▸ SHORT TASK
Leave out the pictures and retype only the lines from the opening line to the line that holds "Chart.register(...registerables);", both ends included.

[start of PROVIDED MATERIAL]

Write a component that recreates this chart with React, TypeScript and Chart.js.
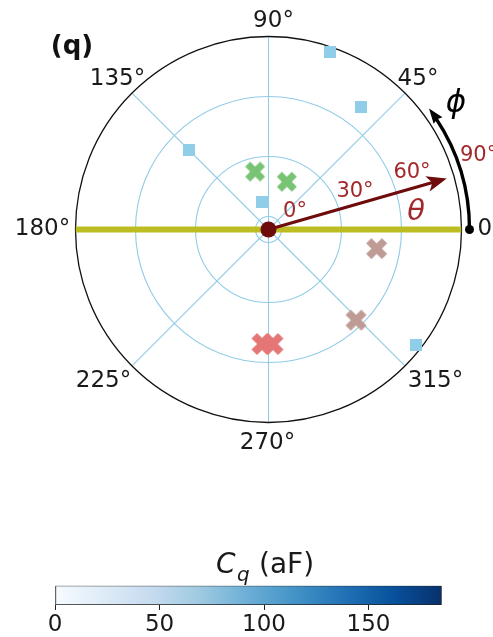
import React, { useEffect, useRef } from 'react';
import { Chart, registerables } from 'chart.js';

Chart.register(...registerables);

// Angles in degrees. phi: azimuth, counter-clockwise from +x.
// theta: tilt, plotted as the radial coordinate (pole sits at THETA_ORIGIN).
const THETA_ORIGIN = -6.5;
const THETA_LIMIT = 90;
const thetaRings = [0, 30, 60];
const phiTicks = [0, 45, 90, 135, 180, 225, 270, 315];
const phiTickLabels = ['0°', '45°', '90°', '135°', '180°', '225°', '270°', '315°'];
const ringLabels = ['0°', '30°', '60°', '90°'];

// Capacitance-coloured squares
const capPhi = [71, 53, 135, 103, 322];
const capTheta = [87.4, 70, 50, 7.7, 87.1];

// Crosses
const greenPhi = [103, 69];
const greenTheta = [23.2, 19.1];
const brownPhi = [350, 314];
const brownTheta = [48.4, 56.5];
const redPhi = [267, 272];
const redTheta = [50.8, 50.8];

// Yellow plane trace (phi = 0 .. 180 through the pole)
const planePhi = [180, 0];
const planeTheta = [THETA_LIMIT, THETA_LIMIT];

// Field arrow (theta) and azimuth sweep (phi)
const fieldPhi = 16;
const fieldTheta = 86.2;
const sweepPhi = 37;

// Colour bar
const cbarTicks = [0, 50, 100, 150];
const CBAR_MAX = 185;
const bluesStops = ['#f7fbff', '#deebf7', '#c6dbef', '#9ecae1', '#6baed6', '#4292c6', '#2171b5', '#08519c', '#08306b'];

const FONT = '"DejaVu Sans", "Liberation Sans", sans-serif';
const GRID = '#92cce6';
const DARK_RED = '#6e0b0b';
const LABEL_RED = '#a3282a';

const rad = (d: number) => (d * Math.PI) / 180;
const toXY = (phi: number, theta: number) => {
  const r = theta - THETA_ORIGIN;
  return { x: r * Math.cos(rad(phi)), y: r * Math.sin(rad(phi)) };
};
const series = (phis: number[], thetas: number[]) => phis.map((p, i) => toXY(p, thetas[i]));

function xMarker(color: string, size: number) {
  const c = document.createElement('canvas');
  c.width = c.height = Math.ceil(size) + 2;
  const g = c.getContext('2d')!;
  const h = c.width / 2;
  g.translate(h, h);
  g.rotate(Math.PI / 4);
  const L = size / 2 / 0.943;
  const w = L / 3;
  const pts = [[w, -L], [w, -w], [L, -w], [L, w], [w, w], [w, L], [-w, L], [-w, w], [-L, w], [-L, -w], [-w, -w], [-w, -L]];
  g.beginPath();
  pts.forEach(([px, py], i) => (i ? g.lineTo(px, py) : g.moveTo(px, py)));
  g.closePath();
  g.fillStyle = color;
  g.fill();
  return c;
}

function squareMarker(color: string, side: number) {
  const c = document.createElement('canvas');
  c.width = c.height = side;
  const g = c.getContext('2d')!;
  g.fillStyle = color;
  g.fillRect(0, 0, side, side);
  return c;
}

function arrowHead(ctx: CanvasRenderingContext2D, tx: number, ty: number, ang: number, len: number, half: number, back: number) {
  const c = Math.cos(ang), s = Math.sin(ang);
  ctx.beginPath();
  ctx.moveTo(tx, ty);
  ctx.lineTo(tx - len * c + half * s, ty - len * s - half * c);
  ctx.lineTo(tx - (len - back) * c, ty - (len - back) * s);
  ctx.lineTo(tx - len * c - half * s, ty - len * s + half * c);
  ctx.closePath();
  ctx.fill();
}

// Tick label anchors around the rim: [dx, baseline dy] from the pole in px
const phiLabelOffset: Record<number, [number, number]> = {
  0: [222, 5.5], 45: [149.5, -144.5], 90: [5, -202.5], 135: [-151, -144.5],
  180: [-226, 5.5], 225: [-165, 157], 270: [-1, 219], 315: [167, 157],
};
const ringLabelOffset: [number, number][] = [[26.5, -12.5], [86.5, -32.5], [143.5, -51.5], [211, -68.5]];

const polarDecor = {
  id: 'polarDecor',
  beforeDatasetsDraw(chart: any) {
    const { ctx, scales: { x, y } } = chart;
    const cx = x.getPixelForValue(0), cy = y.getPixelForValue(0);
    const k = x.getPixelForValue(1) - cx;
    const rOuter = (THETA_LIMIT - THETA_ORIGIN) * k;
    ctx.save();
    ctx.strokeStyle = GRID;
    ctx.lineWidth = 1.1;
    for (const t of thetaRings) {
      ctx.beginPath();
      ctx.arc(cx, cy, (t - THETA_ORIGIN) * k, 0, Math.PI * 2);
      ctx.stroke();
    }
    for (const p of phiTicks) {
      ctx.beginPath();
      ctx.moveTo(cx, cy);
      ctx.lineTo(cx + rOuter * Math.cos(rad(p)), cy - rOuter * Math.sin(rad(p)));
      ctx.stroke();
    }
    ctx.strokeStyle = '#111';
    ctx.lineWidth = 1.3;
    ctx.beginPath();
    ctx.arc(cx, cy, rOuter, 0, Math.PI * 2);
    ctx.stroke();
    ctx.restore();
  },
  afterDatasetsDraw(chart: any) {
    const { ctx, scales: { x, y } } = chart;
    const cx = x.getPixelForValue(0), cy = y.getPixelForValue(0);
    const k = x.getPixelForValue(1) - cx;
    const rOuter = (THETA_LIMIT - THETA_ORIGIN) * k;
    ctx.save();

    // theta arrow from the pole
    const tip = toXY(fieldPhi, fieldTheta);
    const tx = x.getPixelForValue(tip.x), ty = y.getPixelForValue(tip.y);
    const ang = Math.atan2(ty - cy, tx - cx);
    ctx.strokeStyle = DARK_RED;
    ctx.fillStyle = DARK_RED;
    ctx.lineWidth = 3.2;
    ctx.beginPath();
    ctx.moveTo(cx, cy);
    ctx.lineTo(tx - 12 * Math.cos(ang), ty - 12 * Math.sin(ang));
    ctx.stroke();
    arrowHead(ctx, tx, ty, ang, 20, 8, 5);

    // phi sweep arc outside the rim
    const rArc = rOuter + 8;
    const headLen = 15;
    const endA = rad(sweepPhi);
    ctx.strokeStyle = '#000';
    ctx.fillStyle = '#000';
    ctx.lineWidth = 3.4;
    ctx.beginPath();
    ctx.arc(cx, cy, rArc, 0, -(endA - (headLen - 3) / rArc), true);
    ctx.stroke();
    const ax = cx + rArc * Math.cos(endA), ay = cy - rArc * Math.sin(endA);
    const dirA = Math.atan2(-Math.cos(endA), -Math.sin(endA));
    arrowHead(ctx, ax, ay, dirA, headLen, 5.5, 1.5);
    ctx.beginPath();
    ctx.arc(cx + rArc, cy, 4.5, 0, Math.PI * 2);
    ctx.fill();

    // ring labels along the arrow
    ctx.fillStyle = LABEL_RED;
    ctx.font = `21px ${FONT}`;
    ctx.textBaseline = 'alphabetic';
    ringLabels.forEach((t, i) => {
      const [dx, dy] = ringLabelOffset[i];
      ctx.textAlign = i === 3 ? 'left' : 'center';
      ctx.fillText(t, i === 3 ? cx + 191.5 : cx + dx, cy + dy);
    });
    ctx.font = `italic 29px ${FONT}`;
    ctx.textAlign = 'center';
    ctx.fillText('θ', cx + 147.5, cy - 10);

    ctx.fillStyle = '#000';
    ctx.font = `italic 31px ${FONT}`;
    ctx.fillText('ϕ', cx + 187.5, cy - 117.5);

    // azimuth tick labels
    ctx.fillStyle = '#1a1a1a';
    ctx.font = `23px ${FONT}`;
    phiTicks.forEach((p, i) => {
      const [dx, dy] = phiLabelOffset[p];
      ctx.fillText(phiTickLabels[i], cx + dx, cy + dy);
    });

    // panel tag
    ctx.fillStyle = '#111';
    ctx.font = `bold 26px ${FONT}`;
    ctx.fillText('(q)', 72, 53.5);
    ctx.restore();
  },
};

const cbarTitle = {
  id: 'cbarTitle',
  afterDraw(chart: any) {
    const { ctx } = chart;
    ctx.save();
    ctx.fillStyle = '#1a1a1a';
    ctx.textAlign = 'left';
    ctx.textBaseline = 'alphabetic';
    ctx.font = `italic 28px ${FONT}`;
    ctx.fillText('C', 216, 43);
    ctx.font = `italic 20px ${FONT}`;
    ctx.fillText('q', 237, 50.5);
    ctx.font = `28px ${FONT}`;
    ctx.fillText('(aF)', 259, 43);
    ctx.restore();
  },
};

export default function App() {
  const mainRef = useRef<HTMLCanvasElement>(null);
  const barRef = useRef<HTMLCanvasElement>(null);

  useEffect(() => {
    const R = THETA_LIMIT - THETA_ORIGIN;
    const main = new Chart(mainRef.current!, {
      type: 'scatter',
      data: {
        datasets: [
          {
            label: 'pole',
            data: [{ x: 0, y: 0 }],
            pointStyle: 'circle',
            pointRadius: 8,
            backgroundColor: DARK_RED,
            borderWidth: 0,
            order: 0,
          },
          {
            label: 'green',
            data: series(greenPhi, greenTheta),
            pointStyle: xMarker('#79c374', 20),
            pointRadius: 10,
            order: 1,
          },
          {
            label: 'brown',
            data: series(brownPhi, brownTheta),
            pointStyle: xMarker('#bf9b95', 21),
            pointRadius: 10,
            order: 1,
          },
          {
            label: 'red',
            data: series(redPhi, redTheta),
            pointStyle: xMarker('#e57676', 22),
            pointRadius: 10,
            order: 1,
          },
          {
            label: 'Cq',
            data: series(capPhi, capTheta),
            pointStyle: squareMarker('#8fcde9', 12),
            pointRadius: 7,
            order: 2,
          },
          {
            label: 'plane',
            data: series(planePhi, planeTheta),
            showLine: true,
            borderColor: '#bcbd22',
            borderWidth: 6,
            borderCapStyle: 'butt',
            pointRadius: 0,
            order: 3,
          },
        ] as any,
      },
      options: {
        responsive: false,
        maintainAspectRatio: false,
        animation: false,
        devicePixelRatio: 1,
        layout: { padding: { left: 75.5, right: 31.5, top: 36.5, bottom: 107.5 } },
        scales: {
          x: { type: 'linear', min: -R, max: R, display: false },
          y: { type: 'linear', min: -R, max: R, display: false },
        },
        plugins: { legend: { display: false }, tooltip: { enabled: false } },
        events: [],
      },
      plugins: [polarDecor],
    });

    const bar = new Chart(barRef.current!, {
      type: 'bar',
      data: {
        labels: ['Cq'],
        datasets: [
          {
            data: [[0, CBAR_MAX]] as any,
            backgroundColor: (c: any) => {
              const ch = c.chart;
              const xs = ch.scales.x;
              if (!ch.chartArea || !xs) return bluesStops[4];
              const g = ch.ctx.createLinearGradient(xs.getPixelForValue(0), 0, xs.getPixelForValue(CBAR_MAX), 0);
              bluesStops.forEach((col, i) => g.addColorStop(i / (bluesStops.length - 1), col));
              return g;
            },
            borderColor: '#222',
            borderWidth: 1,
            borderSkipped: false,
            barPercentage: 1,
            categoryPercentage: 1,
          },
        ],
      },
      options: {
        indexAxis: 'y',
        responsive: false,
        maintainAspectRatio: false,
        animation: false,
        devicePixelRatio: 1,
        layout: { padding: { left: 55, right: 51.3, top: 55.7, bottom: 0 } },
        scales: {
          x: {
            type: 'linear',
            min: 0,
            max: CBAR_MAX,
            position: 'bottom',
            afterBuildTicks: (axis: any) => {
              axis.ticks = cbarTicks.map((v) => ({ value: v }));
            },
            afterFit: (axis: any) => {
              axis.height = 32;
            },
            ticks: { font: { family: FONT, size: 23 }, color: '#1a1a1a', padding: 1, maxRotation: 0 },
            grid: { drawOnChartArea: false, drawTicks: true, tickLength: 5, tickColor: '#222', tickWidth: 1 },
            border: { display: false },
          },
          y: { display: false },
        },
        plugins: { legend: { display: false }, tooltip: { enabled: false } },
        events: [],
      },
      plugins: [cbarTitle],
    });

    return () => {
      main.destroy();
      bar.destroy();
    };
  }, []);

  return (
    <div style={{ position: 'fixed', left: 0, top: 0, width: 493, height: 637, background: '#fff', overflow: 'hidden' }}>
      <canvas ref={mainRef} width={493} height={530} style={{ position: 'absolute', left: 0, top: 0 }} />
      <canvas ref={barRef} width={493} height={107} style={{ position: 'absolute', left: 0, top: 530 }} />
    </div>
  );
}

[end of PROVIDED MATERIAL]

▸ WRITTEN REPLY
Write a component that recreates this chart with React, TypeScript and Chart.js.
import React, { useEffect, useRef } from 'react';
import { Chart, registerables } from 'chart.js';

Chart.register(...registerables);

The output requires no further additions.